Los Angeles. L.A. I've always felt a little out of place in this sparkly and sunstruck town. Part of it has to do with my theory (and I know it's hardly original) that most people fall into two categories: Los Angeles People and New York People. And ever since I got my first black turtleneck at the age of 10, I've considered myself a New York Person. A misplaced New York Person.
Over the years, I've come to appreciate Los Angeles. For starters the weather is spectacular, especially to someone coming out of a cold, gray, and dreary east coast winter. Pure sunshine is a magnificent thing, all the more so when it's free of humidity. In Los Angeles the mornings begin with a slight briskness in the air, warming up to a pleasant, no-jacket- required temperature by midday, and then cooling down to a ever so subtle nippy evening air.
The flora that this weather nurtures is also quite spectacular. The iconic palm trees goes without saying, but also the roses that grow in lush abundance in people's gardens are almost unbelievable. These garden variety roses which are more splendid from one front yard to the next, are gorgeous in their hues (lavender, pink, peach, ivory, red) and fullness.
And the people that this California environment grows are also a testament to the benefits of a sunfilled life. There is definitely much more of a relaxed and laid back vibe out here, which is reflected in the clothing style. Jeans and tanks and flip flops are pretty much a uniform over here. People wear their clothes with such a relaxed and casual flair that it's making me want to ditch my usual hobo-boho layers and adopt the laidback LA look.

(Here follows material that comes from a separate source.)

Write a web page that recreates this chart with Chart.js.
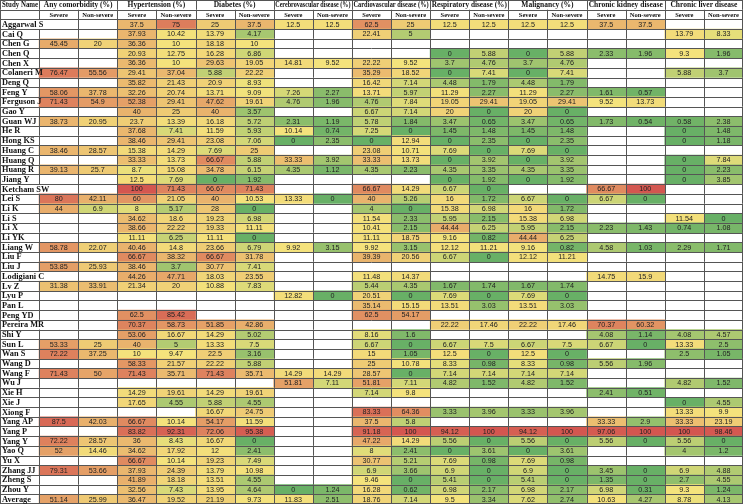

But here's the problem: Los Angeles' biggest industry is Hollywood. Hollywood specializes in make-believe. The images Hollywood spoonfeeds us are that of perfect bodies and flawless faces. Nowhere is this message taken more to heart than in the motherland. There is definitely an LA look. For women it's a variation on the Jennifer Aniston: long straight sun streaked hair; a complexion that can range from sunkissed to baked cookie brown; thin and toned body; and big boobs.

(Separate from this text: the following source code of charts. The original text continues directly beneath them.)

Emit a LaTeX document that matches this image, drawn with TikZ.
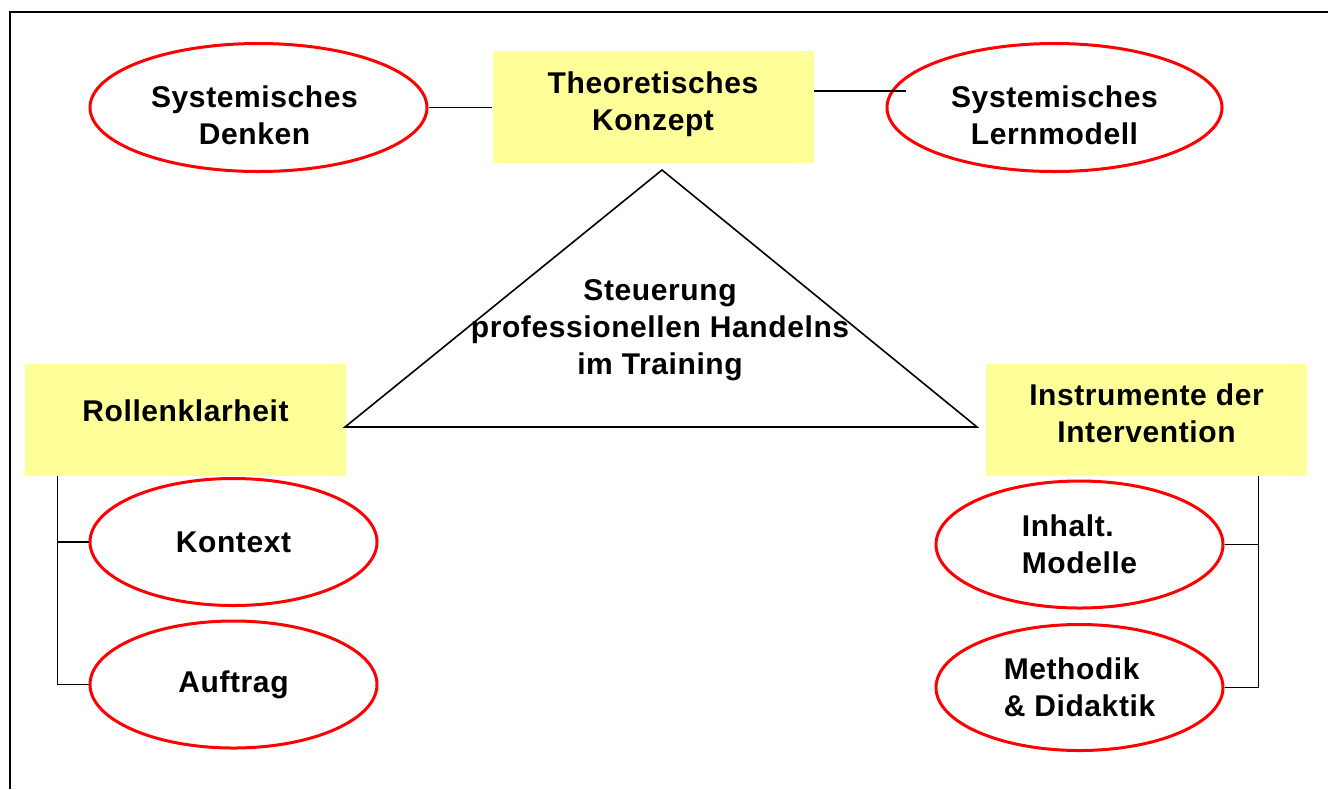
\documentclass[tikz,border=0pt]{standalone}
\usepackage{fontspec}
\setmainfont{Liberation Sans}[LetterSpace=2]
\usetikzlibrary{shapes.geometric}
\definecolor{boxgelb}{HTML}{FFFF99}
\definecolor{ovalrot}{HTML}{FF0000}

\begin{document}
\begin{tikzpicture}[x=0.5pt, y=-0.5pt,
  oval/.style={ellipse, draw=ovalrot, line width=1.5pt, inner sep=0pt, align=center,
    font=\bfseries\fontsize{15}{18.5}\selectfont},
  gelb/.style={rectangle, fill=boxgelb, inner sep=0pt, minimum width=160.5pt, minimum height=56pt},
  txt/.style={inner sep=0pt, align=center, font=\bfseries\fontsize{15}{18.5}\selectfont},
  verb/.style={line width=0.8pt}]
\useasboundingbox (0,0) rectangle (1328,789);
\draw[line width=1pt] (1328,12) -- (10,12) -- (10,789);

\node[gelb] (konzept) at (653,107){};
\node[txt] (konzepttxt) at ([yshift=1.5pt]konzept.center){Theoretisches\\Konzept};
\node[gelb] (rolle) at (185.5,420){};
\node[txt] (rolletxt) at ([yshift=4.5pt]rolle.center){Rollenklarheit};
\node[gelb] (instr) at (1146.5,420){};
\node[txt] (instrtxt) at ([yshift=3.25pt]instr.center){Instrumente der\\Intervention};

\node[oval, minimum width=168.5pt, minimum height=64pt] (denken) at (258.5,107.5){};
\node[txt] (denkentxt) at ([yshift=-4pt,xshift=-2pt]denken.center){Systemisches\\Denken};
\node[oval, minimum width=167.5pt, minimum height=64pt] (lernmodell) at (1054.5,107.5){};
\node[txt] (lernmodelltxt) at ([yshift=-4pt]lernmodell.center){Systemisches\\Lernmodell};
\node[oval, minimum width=143.5pt, minimum height=63.5pt] (kontext) at (233.5,542){Kontext};
\node[oval, minimum width=143.5pt, minimum height=63.5pt] (auftrag) at (233.5,684.5){Auftrag};
\node[oval, minimum width=143.5pt, minimum height=63.5pt, align=left] (inhalt) at (1079.5,544.5){Inhalt.\\Modelle};
\node[oval, minimum width=143.5pt, minimum height=63pt, align=left] (methodik) at (1079.5,687.5){Methodik\\\& Didaktik};

\coordinate (spitze) at (662,170);
\coordinate (links) at (345,427);
\coordinate (rechts) at (977,427);
\draw[verb] (spitze) -- (rechts) -- (links) -- cycle;
\node[txt] (steuerung) at (660,330){Steuerung\\professionellen Handelns\\im Training};

\coordinate (lmende) at (906,91);
\coordinate (last) at ([xshift=16.5pt]rolle.south west);
\coordinate (rast) at ([xshift=-24.5pt]instr.south east);

\draw[verb](denken.east) -- (denken.east -| konzept.west);
\draw[verb](konzept.east |- lmende) -- (lmende);
\draw[verb](last) |- (auftrag.west);
\draw[verb](kontext.west -| last) -- (kontext.west);
\draw[verb](rast) |- (methodik.east);
\draw[verb](inhalt.east) -- (inhalt.east -| rast);
\end{tikzpicture}
\end{document}
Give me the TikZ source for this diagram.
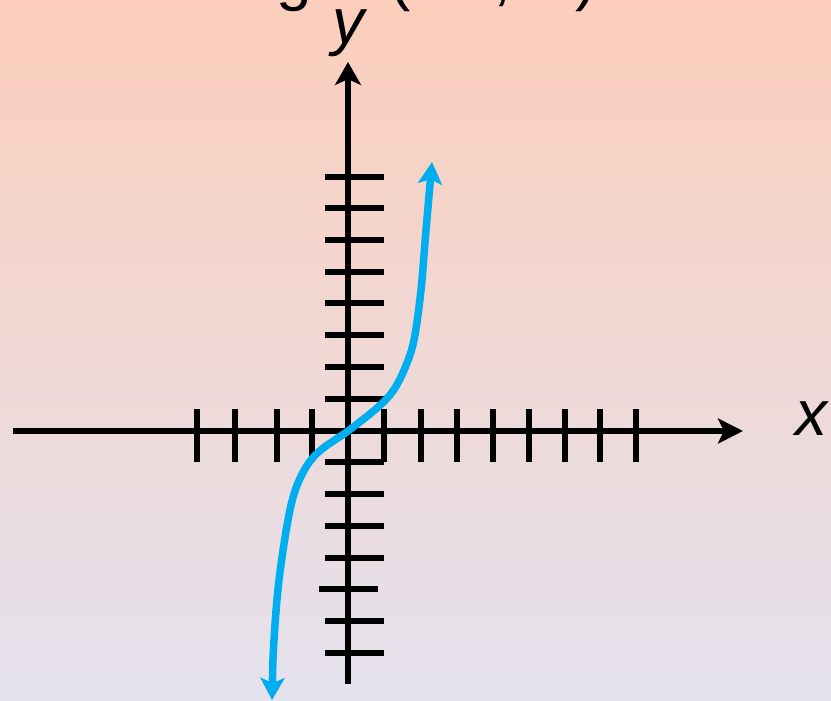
\documentclass[tikz,border=0pt]{standalone}
\usepackage{fontspec}
\setmainfont{Liberation Sans}
\usetikzlibrary{arrows.meta}
\definecolor{bgtop}{HTML}{FCCEBB}
\definecolor{bgbot}{HTML}{E4E2EE}
\definecolor{curveblue}{HTML}{00AEEF}
\begin{document}
\begin{tikzpicture}[x=1pt,y=-1pt,
  axisline/.style={line width=5.4pt, black},
  tickline/.style={line width=5.2pt, black},
  curveline/.style={line width=7.5pt, curveblue},
  biglabel/.style={inner sep=0pt, anchor=base, font=\fontsize{64}{64}\selectfont},
]
\useasboundingbox (0,0) rectangle (831,701);
\clip (0,0) rectangle (831,701);
\shade[top color=bgtop, bottom color=bgbot] (0,0) rectangle (831,701);

% title (cut off at top)
\node[biglabel] (title) at (378,-1) {Range: (−∞, ∞)};

% axis labels
\node[biglabel, font=\fontsize{64}{64}\selectfont\itshape] (xlab) at (811,435) {x};
\node[biglabel, font=\fontsize{64}{64}\selectfont\itshape] (ylab) at (348,44) {y};

% axis end points
\coordinate (xl) at (13,431);
\coordinate (xr) at (743,431);
\coordinate (yb) at (348,684);
\coordinate (yt) at (348,62);

% ticks on x axis
\foreach \tx in {197,235,277,312,384,421,457,493,529,565,600,636}
  \draw[tickline] (\tx,409) -- (\tx,462);
% ticks on y axis
\foreach \ty in {177,208,240,272,303,335,367,399,462,494,526,558,621,653}
  \draw[tickline] (325,\ty) -- (384,\ty);
\draw[tickline] (319,589) -- (378,589);

% axes
\draw[axisline, -{Stealth[length=25pt,width=25pt,inset=6pt]}] (xl) -- (xr);
\draw[axisline, -{Stealth[length=23pt,width=26pt,inset=6pt]}] (yb) -- (yt);

% curve
\draw[curveline, {Stealth[length=22pt,width=24pt,inset=5pt]}-{Stealth[length=22pt,width=24pt,inset=5pt]}]
  plot[smooth, tension=0.55] coordinates {(272,700) (274,640) (279,580) (288,520) (296,488) (308,464) (322,449) (348,431) (377,408) (393,391) (405,368) (414,340) (421,290) (426,230) (432,162)};
\end{tikzpicture}
\end{document}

The curious and (I think) crazy thing is that even women who gave birth 6 weeks prior, look like this. Mom's with their coupla kids at the Coffee Bean look like runway models! And even the post-menopause set look like tightfaced and tightbodied psuedo-chicks. Since arriving in LA, I'm getting good at deciphering between a good facelift and a not-so-good one. And an unmoving browline is always a dead giveaway for botox.
Who can live with this constant and almost subliminal pressure? How do you raise normal, down-to-earth children in this environment? How do you feel good about yourself when you're having a fat day, or a fat month, or a fat year?
Hollywood is the Queen of Lala land, and if you aren't an appreciative subject you might feel a little out of the realm. But I guess, you can always stop and smell the spectacular roses.